*MATERIAL:*
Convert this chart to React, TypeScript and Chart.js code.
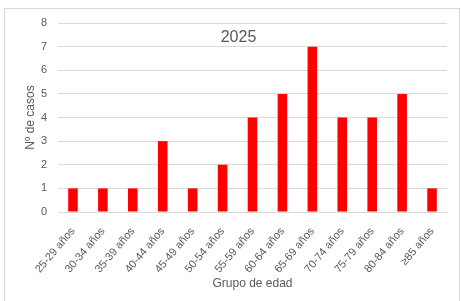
import React, { useEffect, useRef } from "react";
import { Chart, registerables } from "chart.js";

Chart.register(...registerables);

const categories = [
  "25-29 años", "30-34 años", "35-39 años", "40-44 años", "45-49 años",
  "50-54 años", "55-59 años", "60-64 años", "65-69 años", "70-74 años",
  "75-79 años", "80-84 años", "≥85 años",
];
const casos = [1, 1, 1, 3, 1, 2, 4, 5, 7, 4, 4, 5, 1];
const chartTitle = "2025";
const yTitle = "Nº de casos";
const xTitle = "Grupo de edad";

const FONT = "'Liberation Sans', Arial, sans-serif";
const GRAY = "#595959";

const framePlugin = {
  id: "frame",
  beforeDraw(chart: any) {
    const ctx = chart.ctx;
    ctx.save();
    ctx.fillStyle = "#ffffff";
    ctx.fillRect(0, 0, chart.width, chart.height);
    ctx.strokeStyle = "#d9d9d9";
    ctx.lineWidth = 1;
    ctx.strokeRect(4.5, 8.5, chart.width - 6, chart.height + 10);
    ctx.restore();
  },
  afterDraw(chart: any) {
    const ctx = chart.ctx;
    ctx.save();
    ctx.font = `16px ${FONT}`;
    ctx.fillStyle = GRAY;
    ctx.textAlign = "center";
    ctx.textBaseline = "middle";
    ctx.fillText(chartTitle, chart.width / 2 + 8, 38);
    ctx.restore();
  },
};

export default function App() {
  const ref = useRef<HTMLCanvasElement>(null);
  useEffect(() => {
    if (!ref.current) return;
    const chart = new Chart(ref.current, {
      type: "bar",
      data: {
        labels: categories,
        datasets: [
          {
            data: casos,
            backgroundColor: "#ff0000",
            barPercentage: 0.32,
            categoryPercentage: 1,
          },
        ],
      },
      options: {
        animation: false,
        responsive: false,
        layout: { padding: { top: 23, left: 5, right: 14, bottom: 5 } },
        plugins: { legend: { display: false }, tooltip: { enabled: false } },
        scales: {
          x: {
            grid: { display: false },
            border: { display: false },
            ticks: {
              color: GRAY,
              font: { size: 11, family: FONT },
              minRotation: 50,
              maxRotation: 50,
              autoSkip: false,
              padding: 5,
            },
            title: {
              display: true,
              text: xTitle,
              color: GRAY,
              font: { size: 12, family: FONT },
              padding: { top: 0, bottom: 5 },
            },
            afterFit(scale: any) {
              scale.height = 84;
            },
          },
          y: {
            min: 0,
            max: 8,
            ticks: {
              stepSize: 1,
              color: GRAY,
              font: { size: 11, family: FONT },
              padding: 11,
            },
            grid: { color: "#d9d9d9", drawTicks: false, lineWidth: 1 },
            border: { display: false },
            title: {
              display: true,
              text: yTitle,
              color: GRAY,
              font: { size: 12, family: FONT },
              padding: { top: 18, bottom: 0 },
            },
            afterFit(scale: any) {
              scale.width = 53;
            },
          },
        },
      },
      plugins: [framePlugin],
    });
    return () => chart.destroy();
  }, []);
  return (
    <div style={{ position: "fixed", left: 0, top: 0, width: 461, height: 301 }}>
      <canvas ref={ref} width={461} height={301} />
    </div>
  );
}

*WHAT IS EXPECTED:*
Your task is to pick out every line with the string "React" and copy it.

*OUTPUT OF THE EXERCISE:*
Convert this chart to React, TypeScript and Chart.js code.
import React, { useEffect, useRef } from "react";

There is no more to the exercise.